### Given request
Return the material exactly, first line through the line containing "const tmfTicks = [-0.1,0,0.1,0.2,0.3,0.4];", and nothing more. Pictures stay out.

____________________

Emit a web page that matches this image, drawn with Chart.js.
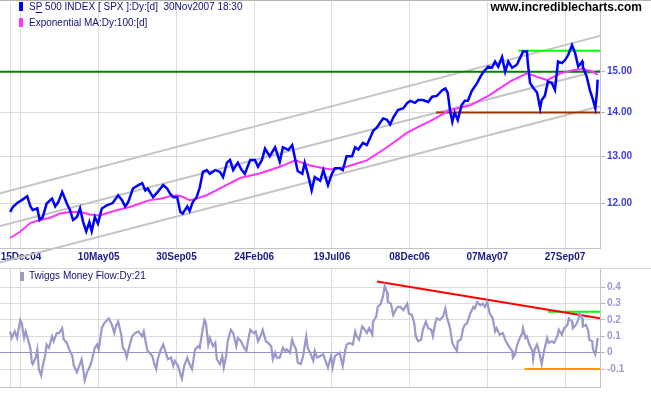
<!DOCTYPE html>
<html><head><meta charset="utf-8">
<script src="https://cdn.jsdelivr.net/npm/chart.js@4/dist/chart.umd.min.js"></script>
<style>
html,body{margin:0;padding:0;background:#fff;}
#wrap{position:relative;width:651px;height:395px;overflow:hidden;background:#fff;}
canvas{position:absolute;left:0;}
</style></head><body>
<div id="wrap">
<canvas id="cTop" width="651" height="268" style="top:0px"></canvas>
<canvas id="cBot" width="651" height="127" style="top:268px"></canvas>
</div>
<script>
// ---- x axis: trading-day index ----
const xTickDays = [14,114,214,314,414,514,614,714];
const xTickLabels = ['15Dec04','10May05','30Sep05','24Feb06','19Jul06','08Dec06','07May07','27Sep07'];
const priceTicks = [12,13,14,15];
const tmfTicks = [-0.1,0,0.1,0.2,0.3,0.4];

// ---- SP 500 (index / 100) ----
const priceDay = [
0,4,10,15,22,26,29,35,38,42,
47,54,58,62,67,73,77,81,86,90,
94,98,102,105,109,113,118,125,132,139,
144,148,152,158,165,170,174,177,184,190,
197,202,206,210,215,219,222,228,231,235,
240,244,248,253,257,264,270,274,279,283,
287,293,298,302,309,315,319,324,328,334,
341,347,351,358,363,367,370,376,379,383,
388,392,399,403,409,414,418,424,428,433,
440,444,448,454,459,463,467,472,476,480,
485,489,493,499,506,511,515,521,525,531,
538,543,549,556,560,563,566,569,572,576,
581,585,589,594,601,605,608,615,620,624,
628,633,637,641,646,652,656,660,665,666,
669,673,678,682,684,688,692,697,701,705,
710,714,718,723,727,731,736,737,742,746,
750,753,755,756];
const priceVal = [
11.83,11.94,12.02,12.07,12.15,11.95,11.87,11.90,11.67,11.73,
12.00,12.10,11.94,12.03,12.24,12.00,11.87,11.67,11.73,11.90,
11.63,11.45,11.63,11.45,11.73,11.60,11.90,11.97,12.01,12.17,
12.07,11.94,12.03,12.31,12.38,12.42,12.27,12.31,12.13,12.24,
12.38,12.31,12.20,12.13,12.13,11.83,11.80,11.94,11.85,12.03,
12.13,12.33,12.66,12.70,12.62,12.70,12.66,12.55,12.86,12.92,
12.70,12.86,12.70,12.62,12.92,12.92,12.77,12.92,13.17,13.00,
13.20,12.88,13.20,13.14,13.25,12.92,12.68,12.62,12.86,12.62,
12.27,12.55,12.47,12.70,12.38,12.62,12.74,12.74,12.70,13.00,
13.00,13.20,13.15,13.30,13.25,13.40,13.57,13.65,13.76,13.86,
13.83,13.72,13.88,14.06,14.10,14.23,14.28,14.23,14.30,14.30,
14.25,14.38,14.40,14.54,14.58,14.48,14.06,13.78,14.00,13.82,
14.18,14.28,14.28,14.52,14.72,14.87,14.97,15.13,15.10,15.26,
15.13,15.38,15.00,15.26,15.10,15.18,15.35,15.52,15.52,15.25,
14.72,14.60,14.48,14.10,14.30,14.40,14.75,14.72,14.55,15.26,
15.22,15.30,15.43,15.69,15.48,15.13,15.26,15.12,14.87,14.54,
14.30,14.10,14.48,14.80];

// ---- Exponential MA 100 ----
const maDay = [
0,13,26,38,51,64,77,90,103,116,
129,141,154,167,180,193,206,215,222,231,
240,253,270,296,322,347,367,386,412,433,
459,485,511,527,540,566,592,617,643,665,
678,691,708,724,737,750,756];
const maVal = [
11.32,11.44,11.61,11.67,11.71,11.80,11.83,11.83,11.78,11.76,
11.83,11.88,11.93,12.00,12.07,12.10,12.15,12.17,12.14,12.07,
12.10,12.17,12.31,12.53,12.63,12.77,12.91,12.80,12.71,12.77,
12.91,13.20,13.53,13.68,13.79,14.06,14.17,14.42,14.75,14.96,
14.87,14.79,14.96,15.04,15.07,15.00,14.92];

// ---- Trend channel & support/resistance (start/end values) ----
const lineDays = [-13, 759];
const channelUpper = [12.21, 15.94];
const channelMiddle = [11.55, 15.04];
const channelLower = [10.86, 14.15];
const resistLevel = 15.00;
const highDays = [654, 759];  const highLevel = 15.54;
const lowDays = [548, 759];   const lowLevel = 14.00;

// ---- Twiggs Money Flow 21 ----
const tmfDay = [
0,2,6,9,13,15,18,20,23,26,
28,29,33,35,37,40,42,45,47,50,
54,56,60,63,67,69,73,77,80,82,
86,89,92,94,96,99,103,105,107,109,
112,114,118,121,125,127,131,134,136,139,
143,145,148,150,153,157,161,165,170,172,
175,177,183,185,188,190,194,197,201,203,
207,210,212,216,219,221,224,228,230,234,
238,242,
244,247,250,252,255,257,261,264,266,270,
273,275,278,280,284,287,291,293,297,300,
304,306,309,313,316,319,323,325,329,332,
336,338,341,343,347,351,354,356,360,363,
365,368,370,374,377,381,383,386,390,392,
395,399,403,405,409,413,415,418,421,424,
428,431,433,437,441,444,446,449,453,455,
459,462,466,467,471,473,477,480,482,485,
486,490,493,497,499,
502,506,511,513,517,520,522,525,529,531,
535,538,542,544,547,549,553,557,560,562,
566,569,571,575,576,580,583,585,588,592,
596,598,601,605,608,611,614,617,621,624,
626,630,634,637,639,643,646,647,650,652,
655,659,660,663,665,668,672,673,675,678,
681,684,687,691,693,697,700,704,706,710,
713,717,719,723,724,728,731,733,736,737,
741,744,745,749,750,753,755,756];
const tmfVal = [
0.13,0.09,0.13,0.09,0.20,0.18,0.09,0.13,0.08,0.03,
-0.06,-0.07,-0.03,0.02,-0.10,-0.14,-0.08,-0.02,0.05,0.03,
0.10,0.07,0.12,0.12,0.15,0.08,0.06,0.01,-0.02,-0.08,
-0.12,-0.08,-0.04,-0.10,-0.17,-0.12,-0.08,-0.05,-0.01,0.03,
0.05,0.02,0.15,0.18,0.20,0.21,0.17,0.12,0.16,0.19,
0.11,0.03,0.01,-0.03,0.03,0.10,0.12,0.13,0.10,0.13,
0.05,0.01,-0.02,-0.06,-0.10,-0.04,0.02,0.05,-0.01,-0.04,
-0.03,-0.08,-0.05,-0.08,-0.13,-0.16,-0.08,-0.03,-0.06,-0.10,
0.02,0.04,
0.03,0.12,0.20,0.18,0.05,0.09,0.04,0.06,-0.04,-0.07,
-0.02,-0.09,-0.02,0.07,0.14,0.12,0.04,0.09,0.07,0.04,
0.01,0.07,0.14,0.12,0.13,0.07,0.11,0.14,0.07,0.06,
0.04,-0.04,0.00,-0.03,-0.03,0.03,0.01,0.02,0.00,0.08,
0.05,0.02,-0.06,-0.07,-0.02,0.10,0.03,0.00,-0.05,0.01,
-0.03,-0.02,-0.01,-0.04,-0.09,-0.02,-0.09,-0.02,-0.01,0.00,
-0.08,0.01,0.05,0.06,0.05,0.13,0.10,0.08,0.16,0.15,
0.12,0.15,0.11,0.19,0.22,0.28,0.30,0.35,0.41,0.37,
0.31,0.30,0.23,0.27,0.28,
0.28,0.26,0.30,0.24,0.23,0.18,0.10,0.07,0.08,0.14,
0.19,0.15,0.14,0.10,0.18,0.21,0.20,0.22,0.27,0.22,
0.15,0.06,0.04,0.01,0.07,0.08,0.15,0.17,0.18,0.24,
0.28,0.27,0.31,0.29,0.30,0.28,0.31,0.24,0.21,0.13,
0.15,0.11,0.12,0.08,0.06,0.03,0.01,-0.03,-0.01,0.04,
0.08,0.12,0.15,0.09,0.10,0.05,0.01,-0.04,0.02,0.05,
0.00,-0.07,0.01,0.09,0.06,0.07,0.06,0.10,0.14,0.11,
0.15,0.17,0.21,0.19,0.15,0.17,0.20,0.24,0.21,0.16,
0.17,0.13,0.08,0.07,0.02,-0.01,0.05,0.09];
const tmfTrendDays = [472, 759]; const tmfTrendVal = [0.435, 0.21];
const tmfHighDays = [692, 759];  const tmfHighLevel = 0.25;
const tmfLowDays = [662, 759];   const tmfLowLevel = -0.10;

// ---- texts ----
const titleMain = 'SP 500 INDEX [ SPX ]:Dy:[d]  30Nov2007 18:30';
const titleMA = 'Exponential MA:Dy:100:[d]';
const titleTMF = 'Twiggs Money Flow:Dy:21';
const watermark = 'www.incrediblecharts.com';

// ---- helpers ----
const NARROW = '"Liberation Sans Narrow","Arial Narrow","Liberation Sans",Arial,sans-serif';
const GRID = '#dcdcdc';
const BORDER = '#c4c4c4';
const pts = (xs, ys) => xs.map((x,i)=>({x, y: ys[i]}));
const flat = (xs, v) => xs.map(x=>({x, y:v}));
const gridDays = [0].concat(xTickDays);

function line(data, color, width, extra){
  return Object.assign({data, borderColor: color, backgroundColor: color, borderWidth: width,
    pointRadius: 0, tension: 0, fill: false}, extra||{});
}
function noPad(s){ s.paddingTop = 0; s.paddingBottom = 0; s.paddingLeft = 0; s.paddingRight = 0; }

function xScale(showLabels){
  return {
    type: 'linear', min: -13, max: 759,
    afterBuildTicks: s => { s.ticks = gridDays.map(v=>({value:v})); },
    afterFit: s => { s.height = showLabels ? 20 : 8; noPad(s); },
    ticks: {
      display: showLabels, autoSkip: false, maxRotation: 0, minRotation: 0, padding: 3,
      color: '#1a1a86', font: {family: NARROW, size: 10, weight: 'bold'},
      callback: v => { const i = xTickDays.indexOf(v); return i >= 0 ? xTickLabels[i] : ''; }
    },
    grid: {color: GRID, lineWidth: 1, drawTicks: false},
    border: {color: BORDER}
  };
}

const legendTop = {
  id: 'legendTop',
  beforeDraw(chart){
    const c = chart.ctx;
    c.save(); c.fillStyle = '#fff'; c.fillRect(0,0,chart.width,chart.height); c.restore();
  },
  afterDraw(chart){
    const c = chart.ctx;
    c.save();
    c.strokeStyle = '#b4b4aa'; c.lineWidth = 1;
    c.beginPath(); c.moveTo(0,0.5); c.lineTo(chart.width,0.5); c.stroke();
    c.fillStyle = '#0000ff'; c.fillRect(19,2,4,9);
    c.fillStyle = '#ff33ff'; c.fillRect(19,18,4,9);
    c.font = '10px ' + NARROW; c.textBaseline = 'middle'; c.fillStyle = '#10107a';
    c.fillText(titleMain, 29, 7);
    c.fillText(titleMA, 29, 23);
    const w1 = c.measureText('S').width, w2 = c.measureText('P').width;
    c.fillRect(29 + w1, 12, w2, 1);
    c.font = 'bold 12px "Liberation Sans",Arial,sans-serif'; c.fillStyle = '#000';
    c.textAlign = 'right';
    c.fillText(watermark, 642, 8);
    c.restore();
  }
};

const legendBot = {
  id: 'legendBot',
  beforeDraw(chart){
    const c = chart.ctx; c.save(); c.fillStyle='#fff'; c.fillRect(0,0,chart.width,chart.height); c.restore();
  },
  afterDraw(chart){
    const c = chart.ctx;
    c.save();
    c.strokeStyle = '#d4d4d4'; c.lineWidth = 1;
    c.beginPath(); c.moveTo(0,0.5); c.lineTo(chart.width,0.5); c.stroke();
    c.fillStyle = '#9999cc'; c.fillRect(20,4,4,9);
    c.font = '10px ' + NARROW; c.textBaseline = 'middle'; c.fillStyle = '#10107a';
    c.fillText(titleTMF, 29, 8);
    c.restore();
  }
};

new Chart(document.getElementById('cTop'), {
  type: 'line',
  data: { datasets: [
    line(pts(priceDay, priceVal), '#0000ff', 2.5),
    line(pts(maDay, maVal), '#ff33ff', 2),
    line(flat(highDays, highLevel), '#00ff00', 2),
    line(flat(lowDays, lowLevel), '#993300', 2),
    line(flat(lineDays, resistLevel), '#008000', 2),
    line(pts(lineDays, channelUpper), '#c4c4c4', 2, {clip: false}),
    line(pts(lineDays, channelMiddle), '#c4c4c4', 2, {clip: false}),
    line(pts(lineDays, channelLower), '#c4c4c4', 2, {clip: false})
  ]},
  options: {
    responsive: false, animation: false, devicePixelRatio: 1,
    layout: {padding: {top: 2, left: 0, right: 0, bottom: 0}},
    plugins: {legend: {display: false}, tooltip: {enabled: false}},
    scales: {
      x: xScale(true),
      y: {
        type: 'logarithmic', position: 'right', min: 11.13, max: 16.88,
        afterBuildTicks: s => { s.ticks = priceTicks.map(v=>({value:v})); },
        afterFit: s => { s.width = 51; noPad(s); },
        ticks: {padding: 2, color: '#3a3ae6', font: {family: NARROW, size: 10, weight: 'bold'},
          callback: v => Number(v).toFixed(2)},
        grid: {color: GRID, tickLength: 5, tickColor: '#b8b8b8'},
        border: {color: BORDER}
      }
    }
  },
  plugins: [legendTop]
});

new Chart(document.getElementById('cBot'), {
  type: 'line',
  data: { datasets: [
    line(pts(tmfDay, tmfVal), '#9999cc', 2.2),
    line(pts(tmfTrendDays, tmfTrendVal), '#ff0000', 2),
    line(flat(tmfHighDays, tmfHighLevel), '#00ff00', 2),
    line(flat(tmfLowDays, tmfLowLevel), '#ff9900', 2)
  ]},
  options: {
    responsive: false, animation: false, devicePixelRatio: 1,
    layout: {padding: {top: 1, left: 0, right: 0, bottom: 0}},
    plugins: {legend: {display: false}, tooltip: {enabled: false}},
    scales: {
      x: xScale(false),
      y: {
        type: 'linear', position: 'right', min: -0.21, max: 0.512,
        afterBuildTicks: s => { s.ticks = tmfTicks.map(v=>({value:v})); },
        afterFit: s => { s.width = 51; noPad(s); },
        ticks: {padding: 2, color: '#9999cc', font: {family: NARROW, size: 10, weight: 'bold'},
          callback: v => v === 0 ? '0' : Number(v).toFixed(1)},
        grid: {color: c => (c.tick && c.tick.value === 0) ? '#9494c4' : GRID, tickLength: 5, tickColor: '#b8b8b8'},
        border: {color: BORDER}
      }
    }
  },
  plugins: [legendBot]
});
</script>
</body></html>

____________________

### Reply
Emit a web page that matches this image, drawn with Chart.js.
<!DOCTYPE html>
<html><head><meta charset="utf-8">
<script src="https://cdn.jsdelivr.net/npm/chart.js@4/dist/chart.umd.min.js"></script>
<style>
html,body{margin:0;padding:0;background:#fff;}
#wrap{position:relative;width:651px;height:395px;overflow:hidden;background:#fff;}
canvas{position:absolute;left:0;}
</style></head><body>
<div id="wrap">
<canvas id="cTop" width="651" height="268" style="top:0px"></canvas>
<canvas id="cBot" width="651" height="127" style="top:268px"></canvas>
</div>
<script>
// ---- x axis: trading-day index ----
const xTickDays = [14,114,214,314,414,514,614,714];
const xTickLabels = ['15Dec04','10May05','30Sep05','24Feb06','19Jul06','08Dec06','07May07','27Sep07'];
const priceTicks = [12,13,14,15];
const tmfTicks = [-0.1,0,0.1,0.2,0.3,0.4];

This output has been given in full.